Unfortunately, the person in agreement is Gustavus Adolphus IV, the King who did more to destroy the nation of Sweden than anyone would have believed possible. His point of agreement with Catholic Fundamentalism?
Over the last couple of months, the idea that the beast in the Book of Revelation, the one who was released and returned to earth after a thousand years of confinement, has been considered on catholicfundamentalism.com. The Bible does not give us the dates of that thousand year confinement, only that it lasted one thousand years. Catholic Fundamentalism thinks the thousand years may have run in the thousand years approximately between 800 A.D. and 1800 A.D.
In 800 A.D., Charlemagne was crowned Emperor of the Holy Roman Empire by Pope St. Leo III. Europe, for the next thousand years, was largely Christian. A thousand years after Charlemagne was crowned by Pope St. Leo III, Napoleon was crowned as Emperor, with the very same crown with which Charlemagne was crowned by the Head of the Body of Christ on Earth.
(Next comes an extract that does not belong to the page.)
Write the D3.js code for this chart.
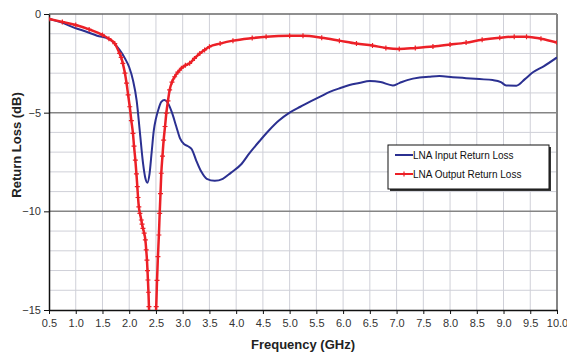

The difference? Napoleon did not allow the Pope in the ceremony, Pius VII, to crown him. He took the crown from Pope Pius VII and placed it on his own head. Then, he continued one of the most amazing military careers in history, defeating Austria, Germany, Prussia, Russia, lots of little kingdoms, small principalities, and, of course, the aforementioned King, Gustavus Adolphus of Sweden.
So, Catholic Fundamentalism does not stand alone in suggesting that the thousand years reported in the Book of Revelation ended when the forces of evil were unleashed upon the world by the French Revolution. Most of us, though, think Robespierre a more likely candidate than Napoleon.
The position that the thousand years may have ended with the French Revolution and/or Napoleon are supported by Gustavus Adolphus. He was an awful and incompetent King who nearly destroyed his own Kingdom before he was finally removed from power.
While Catholic Fundamentalists are glad to know they are not alone in their suggestion that the “thousand years” ran between 800 A.D. and 1800 A.D., we’re also aware that Gustavus Adolphus’s affirmation of any opinion is almost enough to automatically prove it to be wrong.
P.S. Another point of semi-agreement has been found in a man far smarter than Gustavus Adolphus. In a 1790 letter from John Adams to his cousin, Samuel Adams, John comments on the huge change made by the French Revolution. “Is the millennium commencing?”, he asked. While Catholic Fundamentalists think it more likely that the millennium was ending, there was at least a point of agreement in that it marked the change of an epoch as great as “the thousand years” of Revelation.